Las Vegas Sun

May 6, 2024

A sweet deal for the homeless

Let them eat coffee cake - and muffins, cinnamon buns, doughnuts, bagels and other assorted pastries.

It might not be the most nutritious meal the Las Vegas homeless get, but local nonprofit organizations that benefit from a small food recovery program operated by a UNLV adjunct professor and three of his students say they are grateful.

In less than a year, the collegians' efforts have earned public recognition and have provided about 1,500 day-old breakfast items a week from Starbucks coffee shops to the needy who use the services of four local charities.

"We're not the solution to the problem - we're less than one percent of the answer," said Martin Dean Dupalo, who teaches political science part time at UNLV. "Our goal is to open up a large supply of goods to nonprofits - goods that currently are being trashed."

Small groups like Dupalo's have done what they can over the years to rescue good but outdated food that otherwise would be thrown away.
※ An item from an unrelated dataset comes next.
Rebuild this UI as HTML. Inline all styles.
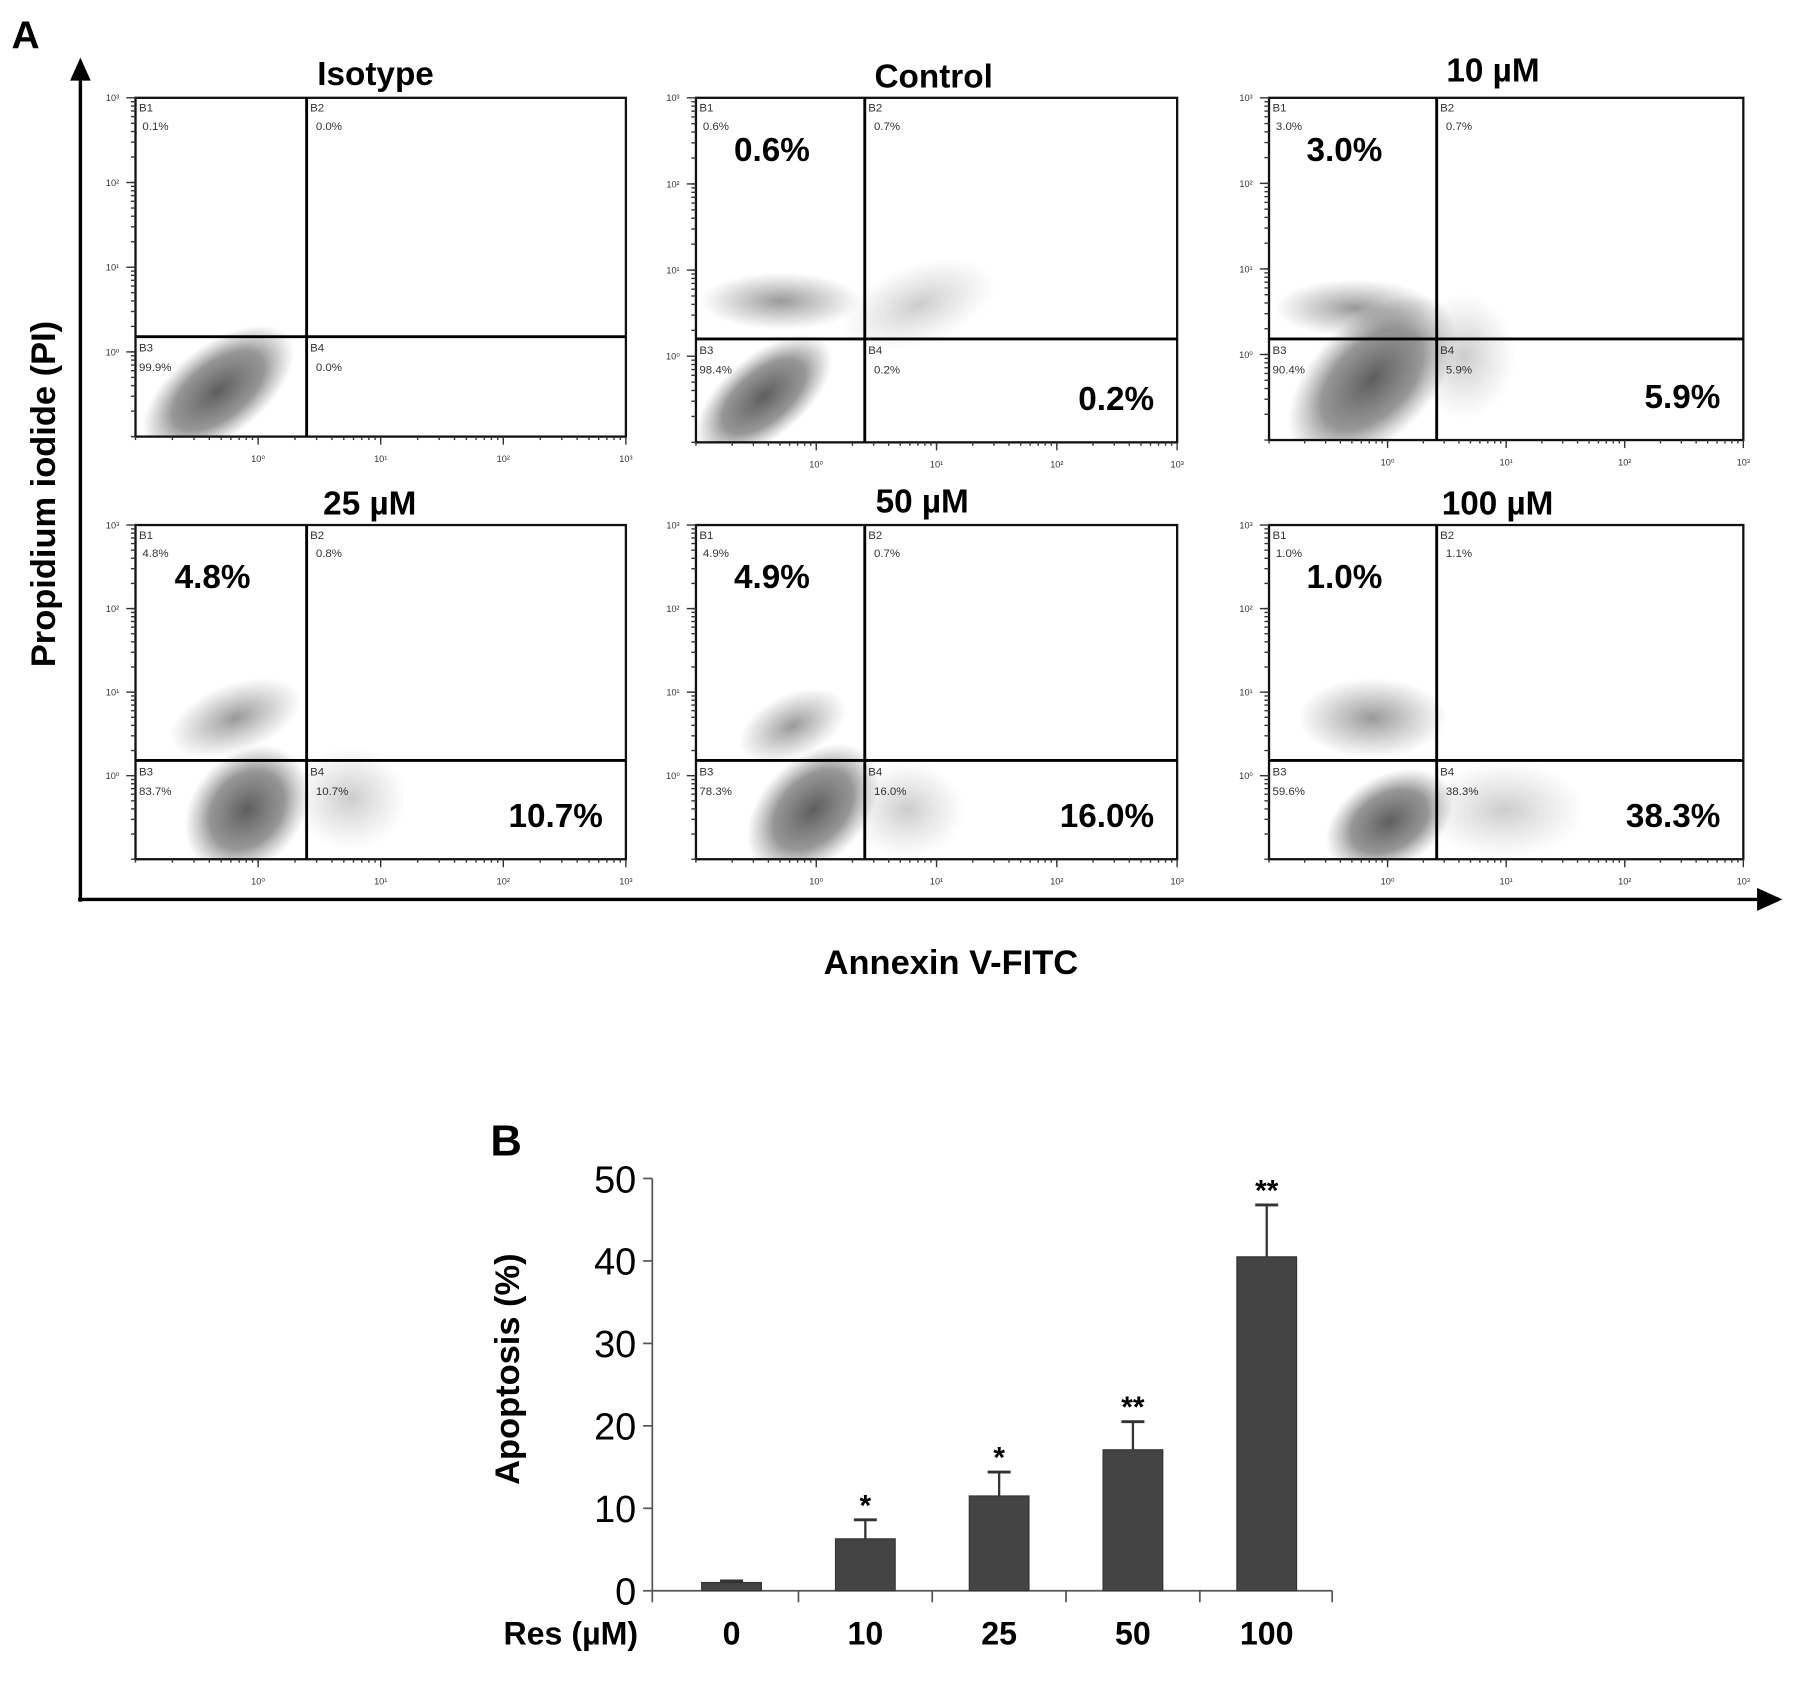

But efforts to create a major recovery from places like the buffets of hotels have failed, experts say, because of logistics that include health issues, liability and manpower.

Because no one has yet figured out a cheap way to recover large amounts of prepared food - and do it safely so that the hotels' aren't hit with lawsuits resulting from allegations of food poisoning - the uneaten food from resorts has long been donated to R.C. Farms in North Las Vegas to feed its pigs.

Local homeless activists lament that that is by far the region's most comprehensive food recovery program - one that has led some to observe that area farm animals often eat better than Las Vegas' homeless.

"This (food recovery) is a big, complex issue that has been addressed for at least the last nine or 10 years I know of here in Southern Nevada," said Salvation Army spokesman Charles Desiderio.

"It's all logistics. How do you move the food safely from the casino buffet to a feeding agency? There has to be people working at both ends - restaurant workers to safely pack it in containers and nonprofit workers to transport it in refrigeration trucks to warehouses with large refrigeration units."

Dupalo's crew has found a way around that roadblock.

"Without refrigeration trucks, we have to do pickup and transport at the same time," said Dupalo, who has been recognized locally and nationally for his efforts to help the poor, including starting a similar food rescue program at the Las Vegas Rescue Mission. "We call it 'just-in-time delivery.' "

Dupalo, 39, and his students - Jose Miranda, Melanie Coffee and Priscilla Primm - go to Starbucks coffee shops at night and collect their unsold pastries.

They then take the food to U.S. Veterans and the Key Foundation, both military veterans assistance groups; the Greater New Jerusalem Church; and Safe House Inc., a family counseling center. The charities serve the food to their clients the next morning.

Since the program's kickoff on July 29, more than 40,000 pastries and an undetermined amount of ground coffee beans have been delivered to area charities through that one operation.

The food rescue program started by chance. Miranda, a 28-year-old student and Air Force technical sergeant, approached Dupalo after class one day and asked how he could get involved in community service volunteerism. The two sat down at a Starbucks on Flamingo Road and brainstormed ways Miranda could help the poor that would not conflict with his military obligations.

The subject of what Starbucks did with its day-old pastries came up. They contacted the company's corporate office, which gave them the OK to take the day-old pastries from about a dozen local shops and give them to charities.

The gesture was not unique for that company.

Sara Fleury, president of BJC, an Arizona-based public relations firm that represents Starbucks, said that in 2005 Starbucks made "in-kind and product donations totaling $7.4 million."

The local organizations that benefit from Starbucks' decision to not toss their old but still consumable food in the Dumpster say that such donations are a godsend in the wake of ever-diminishing federal funding for their programs.

"All of us nonprofits are frustrated when federal funds are cut because they affect our direct services like food," said Myrna Pili, acting site director for U.S. Veterans, which operates a 122-bed shelter for homeless veterans at 525 E. Bonanza Road.

"Therefore, any donation we get from the community, especially food, is big for us."

Pili is among those who question why Las Vegas homeless advocates and others have not figured a way to get around the problems related to having a comprehensive food recovery program that would address the needs of her organization and many others.

"In Las Vegas we have a plethora of resources, yet we are not utilizing them - at least not for food," Pili said. "We need to get the commercial end a little more involved. Things can change with more awareness."